Given records
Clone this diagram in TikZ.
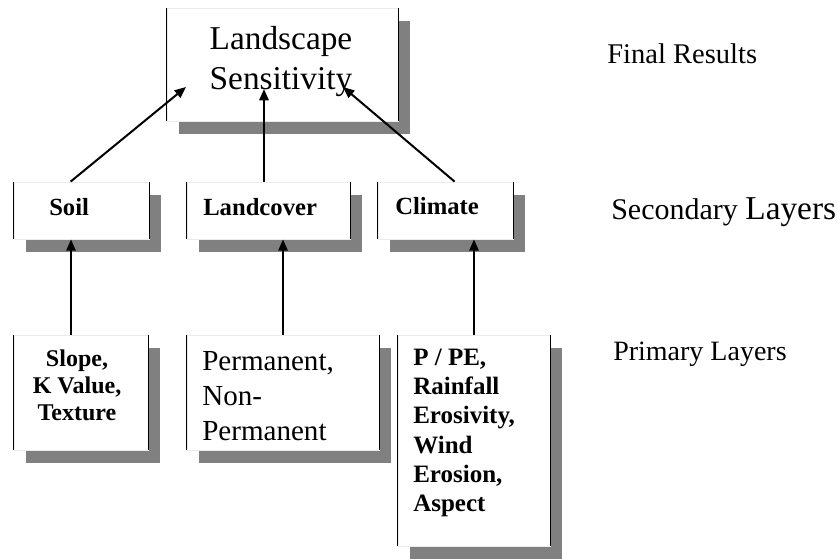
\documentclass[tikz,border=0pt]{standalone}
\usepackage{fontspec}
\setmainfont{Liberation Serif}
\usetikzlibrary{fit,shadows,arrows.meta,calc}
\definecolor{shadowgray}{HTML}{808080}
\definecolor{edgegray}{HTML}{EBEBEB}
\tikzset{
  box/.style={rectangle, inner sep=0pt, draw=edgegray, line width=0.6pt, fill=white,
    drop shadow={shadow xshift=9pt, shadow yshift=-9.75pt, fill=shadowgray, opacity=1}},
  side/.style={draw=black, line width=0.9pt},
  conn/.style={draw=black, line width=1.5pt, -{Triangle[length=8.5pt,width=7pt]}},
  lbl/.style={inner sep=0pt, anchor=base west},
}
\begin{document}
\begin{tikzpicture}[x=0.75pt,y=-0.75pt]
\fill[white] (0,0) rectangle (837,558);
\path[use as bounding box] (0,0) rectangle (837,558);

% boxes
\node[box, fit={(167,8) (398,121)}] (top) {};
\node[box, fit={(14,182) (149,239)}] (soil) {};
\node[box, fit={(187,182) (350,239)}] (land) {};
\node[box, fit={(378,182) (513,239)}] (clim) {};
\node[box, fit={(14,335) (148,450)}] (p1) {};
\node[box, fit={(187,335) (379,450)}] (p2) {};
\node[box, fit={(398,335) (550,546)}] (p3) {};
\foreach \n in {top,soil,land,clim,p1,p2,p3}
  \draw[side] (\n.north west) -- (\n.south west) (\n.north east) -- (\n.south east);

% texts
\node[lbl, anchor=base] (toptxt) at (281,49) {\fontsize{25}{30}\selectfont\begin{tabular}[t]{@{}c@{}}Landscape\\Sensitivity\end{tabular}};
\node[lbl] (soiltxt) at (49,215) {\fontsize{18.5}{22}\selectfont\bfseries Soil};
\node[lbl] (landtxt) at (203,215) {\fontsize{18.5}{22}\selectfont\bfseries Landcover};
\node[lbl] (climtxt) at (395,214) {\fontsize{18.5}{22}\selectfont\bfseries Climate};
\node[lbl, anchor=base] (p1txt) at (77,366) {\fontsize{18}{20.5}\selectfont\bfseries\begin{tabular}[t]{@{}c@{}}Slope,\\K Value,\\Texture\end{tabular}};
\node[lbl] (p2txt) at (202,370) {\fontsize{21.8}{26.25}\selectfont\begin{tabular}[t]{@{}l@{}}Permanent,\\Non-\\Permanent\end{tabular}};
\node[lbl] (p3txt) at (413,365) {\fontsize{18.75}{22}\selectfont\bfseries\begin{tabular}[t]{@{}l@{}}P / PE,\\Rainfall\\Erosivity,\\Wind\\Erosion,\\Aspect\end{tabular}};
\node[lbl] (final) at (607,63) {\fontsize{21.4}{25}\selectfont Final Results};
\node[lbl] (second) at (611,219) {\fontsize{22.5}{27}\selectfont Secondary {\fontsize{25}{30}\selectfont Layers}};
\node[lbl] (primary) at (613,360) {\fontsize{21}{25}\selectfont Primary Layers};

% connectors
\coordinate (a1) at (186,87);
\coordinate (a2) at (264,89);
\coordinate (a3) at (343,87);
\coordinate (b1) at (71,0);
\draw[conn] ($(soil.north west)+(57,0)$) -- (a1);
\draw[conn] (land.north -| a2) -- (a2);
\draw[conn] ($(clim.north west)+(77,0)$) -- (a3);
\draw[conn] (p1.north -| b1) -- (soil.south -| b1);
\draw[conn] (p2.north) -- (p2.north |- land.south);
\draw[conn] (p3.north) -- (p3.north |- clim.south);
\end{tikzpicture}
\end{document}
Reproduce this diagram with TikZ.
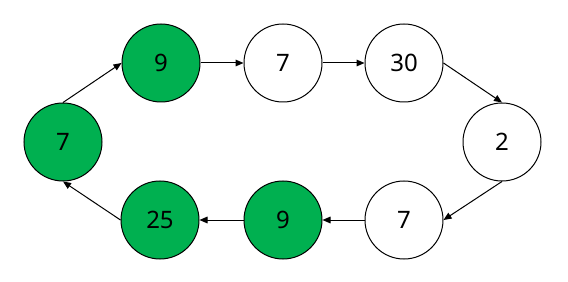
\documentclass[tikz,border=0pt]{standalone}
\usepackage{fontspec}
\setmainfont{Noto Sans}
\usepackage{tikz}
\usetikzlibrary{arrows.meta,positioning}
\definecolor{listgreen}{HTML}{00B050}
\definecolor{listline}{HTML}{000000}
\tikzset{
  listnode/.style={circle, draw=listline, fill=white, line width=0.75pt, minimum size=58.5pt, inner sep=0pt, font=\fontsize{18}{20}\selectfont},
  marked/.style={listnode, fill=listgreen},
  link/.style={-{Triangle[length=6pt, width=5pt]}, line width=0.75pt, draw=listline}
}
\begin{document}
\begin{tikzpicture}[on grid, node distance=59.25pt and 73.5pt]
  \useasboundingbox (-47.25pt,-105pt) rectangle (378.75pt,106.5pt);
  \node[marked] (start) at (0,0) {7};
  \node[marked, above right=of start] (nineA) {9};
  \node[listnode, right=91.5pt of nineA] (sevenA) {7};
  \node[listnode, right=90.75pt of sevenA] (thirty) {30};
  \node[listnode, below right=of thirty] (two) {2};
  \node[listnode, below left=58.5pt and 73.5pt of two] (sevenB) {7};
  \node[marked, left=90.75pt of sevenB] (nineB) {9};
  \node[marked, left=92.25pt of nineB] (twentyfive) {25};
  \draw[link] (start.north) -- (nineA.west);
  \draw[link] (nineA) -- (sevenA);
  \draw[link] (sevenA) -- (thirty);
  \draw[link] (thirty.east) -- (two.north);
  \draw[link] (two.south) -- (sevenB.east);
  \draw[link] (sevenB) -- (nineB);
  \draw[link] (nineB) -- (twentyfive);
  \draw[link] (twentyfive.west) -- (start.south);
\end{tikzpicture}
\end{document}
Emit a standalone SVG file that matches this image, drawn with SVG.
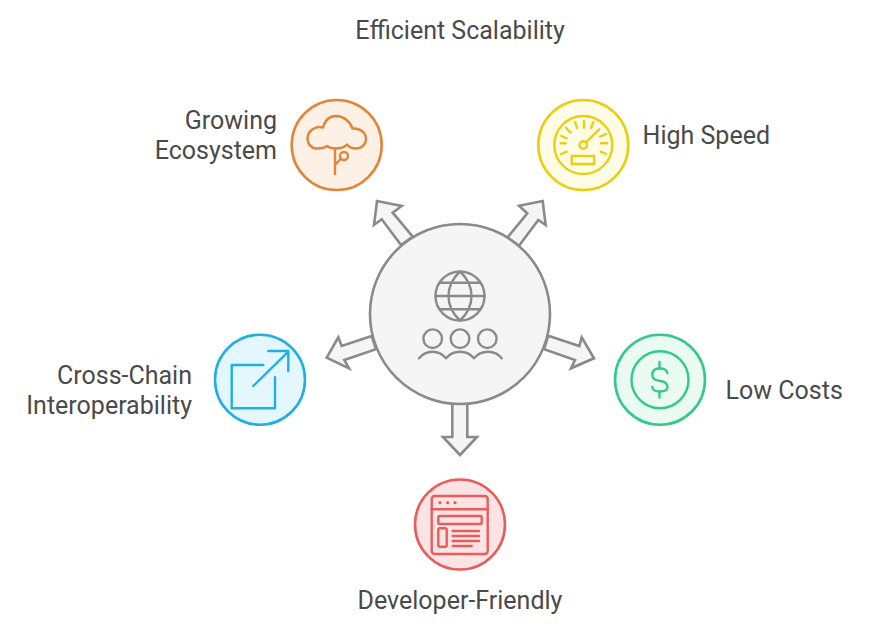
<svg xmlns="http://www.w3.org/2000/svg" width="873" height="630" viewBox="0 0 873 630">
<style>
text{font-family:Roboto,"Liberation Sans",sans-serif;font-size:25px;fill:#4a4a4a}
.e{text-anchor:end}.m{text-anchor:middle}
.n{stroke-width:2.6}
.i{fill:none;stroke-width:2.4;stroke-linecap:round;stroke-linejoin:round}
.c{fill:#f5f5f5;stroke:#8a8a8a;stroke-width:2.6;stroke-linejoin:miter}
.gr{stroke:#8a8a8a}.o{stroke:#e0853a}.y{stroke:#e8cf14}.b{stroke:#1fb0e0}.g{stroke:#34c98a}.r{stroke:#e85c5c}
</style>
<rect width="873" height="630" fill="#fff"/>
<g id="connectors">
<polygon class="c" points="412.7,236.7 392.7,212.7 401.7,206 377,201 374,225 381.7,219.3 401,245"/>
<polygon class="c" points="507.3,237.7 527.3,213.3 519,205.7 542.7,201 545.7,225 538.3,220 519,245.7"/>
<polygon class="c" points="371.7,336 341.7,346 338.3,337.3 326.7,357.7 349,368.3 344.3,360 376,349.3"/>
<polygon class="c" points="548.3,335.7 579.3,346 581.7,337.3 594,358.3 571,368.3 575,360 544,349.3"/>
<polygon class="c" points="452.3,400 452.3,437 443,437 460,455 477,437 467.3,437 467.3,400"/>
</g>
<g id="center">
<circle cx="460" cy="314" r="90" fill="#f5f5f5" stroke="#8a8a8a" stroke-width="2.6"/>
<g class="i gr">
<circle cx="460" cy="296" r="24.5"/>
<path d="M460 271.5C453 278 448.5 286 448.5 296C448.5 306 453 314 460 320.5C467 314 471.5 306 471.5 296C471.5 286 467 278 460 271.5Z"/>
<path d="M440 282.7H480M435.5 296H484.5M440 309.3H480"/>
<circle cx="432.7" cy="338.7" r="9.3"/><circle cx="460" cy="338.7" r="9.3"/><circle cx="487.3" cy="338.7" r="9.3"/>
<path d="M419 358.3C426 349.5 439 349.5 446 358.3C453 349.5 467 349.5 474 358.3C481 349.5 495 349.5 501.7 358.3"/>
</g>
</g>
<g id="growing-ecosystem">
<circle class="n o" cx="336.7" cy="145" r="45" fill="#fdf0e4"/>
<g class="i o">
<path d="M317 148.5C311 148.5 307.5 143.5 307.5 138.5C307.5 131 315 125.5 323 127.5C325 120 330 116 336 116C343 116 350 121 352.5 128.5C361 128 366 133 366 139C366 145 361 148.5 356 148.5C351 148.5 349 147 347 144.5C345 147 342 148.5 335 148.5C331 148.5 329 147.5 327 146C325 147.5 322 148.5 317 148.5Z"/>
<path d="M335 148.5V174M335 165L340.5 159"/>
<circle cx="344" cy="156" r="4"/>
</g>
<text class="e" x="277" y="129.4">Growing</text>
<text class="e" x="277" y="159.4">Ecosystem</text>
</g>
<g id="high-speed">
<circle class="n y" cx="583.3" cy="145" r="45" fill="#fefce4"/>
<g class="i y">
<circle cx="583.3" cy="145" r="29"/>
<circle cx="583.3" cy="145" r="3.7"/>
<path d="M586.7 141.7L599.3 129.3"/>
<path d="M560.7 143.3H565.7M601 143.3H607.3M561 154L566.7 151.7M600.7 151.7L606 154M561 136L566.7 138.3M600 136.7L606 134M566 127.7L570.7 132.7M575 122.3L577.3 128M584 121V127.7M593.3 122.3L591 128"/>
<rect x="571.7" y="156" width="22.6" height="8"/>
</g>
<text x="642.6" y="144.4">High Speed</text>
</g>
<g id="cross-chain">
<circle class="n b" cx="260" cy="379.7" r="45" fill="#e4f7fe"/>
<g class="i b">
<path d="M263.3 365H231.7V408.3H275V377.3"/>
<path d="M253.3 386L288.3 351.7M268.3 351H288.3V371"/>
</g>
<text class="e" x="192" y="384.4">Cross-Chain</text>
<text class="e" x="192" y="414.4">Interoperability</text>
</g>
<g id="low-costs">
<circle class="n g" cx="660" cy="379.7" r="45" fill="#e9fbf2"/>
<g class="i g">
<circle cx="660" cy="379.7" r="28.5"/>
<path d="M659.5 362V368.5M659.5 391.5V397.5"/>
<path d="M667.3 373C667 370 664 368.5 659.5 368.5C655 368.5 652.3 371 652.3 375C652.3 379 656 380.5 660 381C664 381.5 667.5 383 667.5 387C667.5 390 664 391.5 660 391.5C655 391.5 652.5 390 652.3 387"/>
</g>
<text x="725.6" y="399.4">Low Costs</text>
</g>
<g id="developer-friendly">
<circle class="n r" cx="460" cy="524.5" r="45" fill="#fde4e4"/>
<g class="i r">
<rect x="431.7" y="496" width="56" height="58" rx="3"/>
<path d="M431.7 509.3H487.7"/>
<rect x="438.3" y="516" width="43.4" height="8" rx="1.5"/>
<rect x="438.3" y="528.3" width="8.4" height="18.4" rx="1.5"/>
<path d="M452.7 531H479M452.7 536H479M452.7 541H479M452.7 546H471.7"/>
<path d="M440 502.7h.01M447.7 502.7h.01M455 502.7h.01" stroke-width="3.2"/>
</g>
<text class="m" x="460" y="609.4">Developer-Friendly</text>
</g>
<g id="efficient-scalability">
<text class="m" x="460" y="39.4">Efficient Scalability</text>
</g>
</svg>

Set task
Please reproduce, word for word, every line from the first line of the records above through the line containing "box] (0,0) rectangle (837,558);", and leave out the pictures.

Correct response
Clone this diagram in TikZ.
\documentclass[tikz,border=0pt]{standalone}
\usepackage{fontspec}
\setmainfont{Liberation Serif}
\usetikzlibrary{fit,shadows,arrows.meta,calc}
\definecolor{shadowgray}{HTML}{808080}
\definecolor{edgegray}{HTML}{EBEBEB}
\tikzset{
  box/.style={rectangle, inner sep=0pt, draw=edgegray, line width=0.6pt, fill=white,
    drop shadow={shadow xshift=9pt, shadow yshift=-9.75pt, fill=shadowgray, opacity=1}},
  side/.style={draw=black, line width=0.9pt},
  conn/.style={draw=black, line width=1.5pt, -{Triangle[length=8.5pt,width=7pt]}},
  lbl/.style={inner sep=0pt, anchor=base west},
}
\begin{document}
\begin{tikzpicture}[x=0.75pt,y=-0.75pt]
\fill[white] (0,0) rectangle (837,558);
\path[use as bounding box] (0,0) rectangle (837,558);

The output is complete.